After back-to-back years of playing an All-American at point guard, the position will look distinctly different this coming season at the University of Kansas.
No Frank Mason III. No Devonte’ Graham. No upperclassman in waiting.
So how do the Jayhawks go about replacing that kind of star power at such an important college basketball position?
“That won’t be easy,” longtime KU assistant coach Kurtis Townsend admitted this week.
While no one on Bill Self’s staff would expect any player on the 2018-19 roster to immediately replicate the play of Mason or Graham, Townsend explained why the coaches feel optimistic about the merits of KU’s current point guard options.
This season will be Charlie Moore’s first in uniform at Kansas, but his third in a college program. Moore averaged 12.2 points and 3.5 assists in 34 starts at Cal, in 2016-17, before transferring to KU and spending his redshirt year practicing with the Jayhawks.
Moore, a 5-foot-11 redshirt sophomore, will compete with incoming 6-2 freshman Devon Dotson for the starting job.
“Devon’s a McDonald’s All-American, which Frank or Devonte’ weren’t coming in,” Townsend pointed out of KU’s famously overlooked floor generals. “So he’s got all the tools. I think he’s going to be really good.”
Plus, sophomore Marcus Garrett can fill in at point guard when needed, Townsend added.

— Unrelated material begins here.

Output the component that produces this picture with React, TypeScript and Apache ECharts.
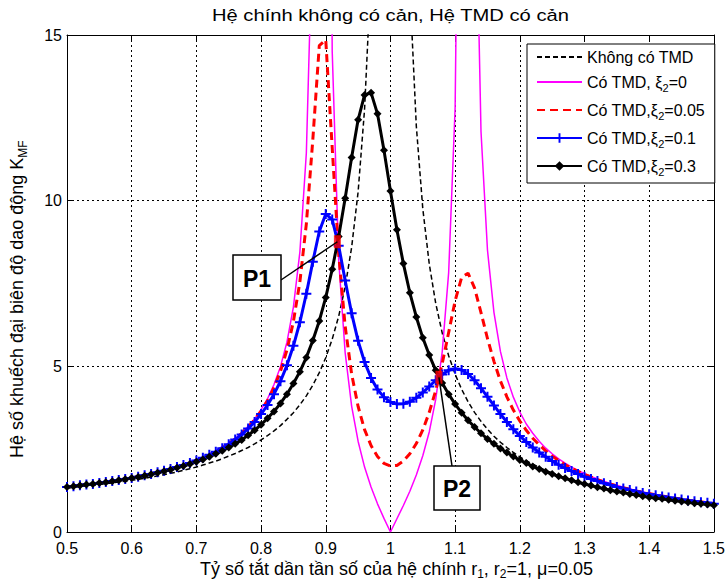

A 6-2 point guard hoping to hear his name called in next week’s NBA Draft, Graham has worked out for several teams over the past month.
One of his recent stops took the projected second-round pick through Memphis, home of his former KU teammate Wayne Selden Jr.
“I heard he did really well,” reported Selden, back in Lawrence this week to participate in various charity events tied with the Rock Chalk Roundball Classic, as well as Mason’s charity softball game on Saturday, in Kansas City, Kan.
Selden caught up with Graham in Memphis after the fact, before both traveled to Lawrence for the festivities.
“Devonte’ is not gonna praise himself or anything like that,” Selden said of how Graham thought the Grizzlies workout went. “He’s gonna just keep it how he is. But our guys that were in the gym told me he did really well.”
Most mock drafts predict Graham will be selected late in the second round. Selden, though, expects his fellow Jayhawk to surpass the expectations of some evaluators.
“I think he’s one of the best guards in the draft just because of intangibles,” Selden said. “He’s a leader. Shoots the ball really well. He can guard. He’s a point guard. I think he has a lot of different tools that will make him a real good pro in the NBA.”
Likely to one day join Self as a member of the Naismith Memorial Basketball Hall of Fame, former KU star Paul Pierce will have his name enshrined alongside Sunflower State greats in a different hall later this year.
The Kansas Sports Hall of Fame announced this week its plans to induct Pierce in its 2018 class, on Oct. 7, in Wichita.
The NBA Finals MVP with the Boston Celtics in 2008, Pierce retired from playing in 2017, after 19 seasons.
During his three-year KU career, Pierce was a 1998 Consensus All-American. Pierce ranks 10th on the KU career scoring list with 1,768 points and also ranks in the top 20 in rebounds and steals. He was most outstanding player in both the 1997 and 1998 Big 12 tournaments and his jersey was officially retired from KU.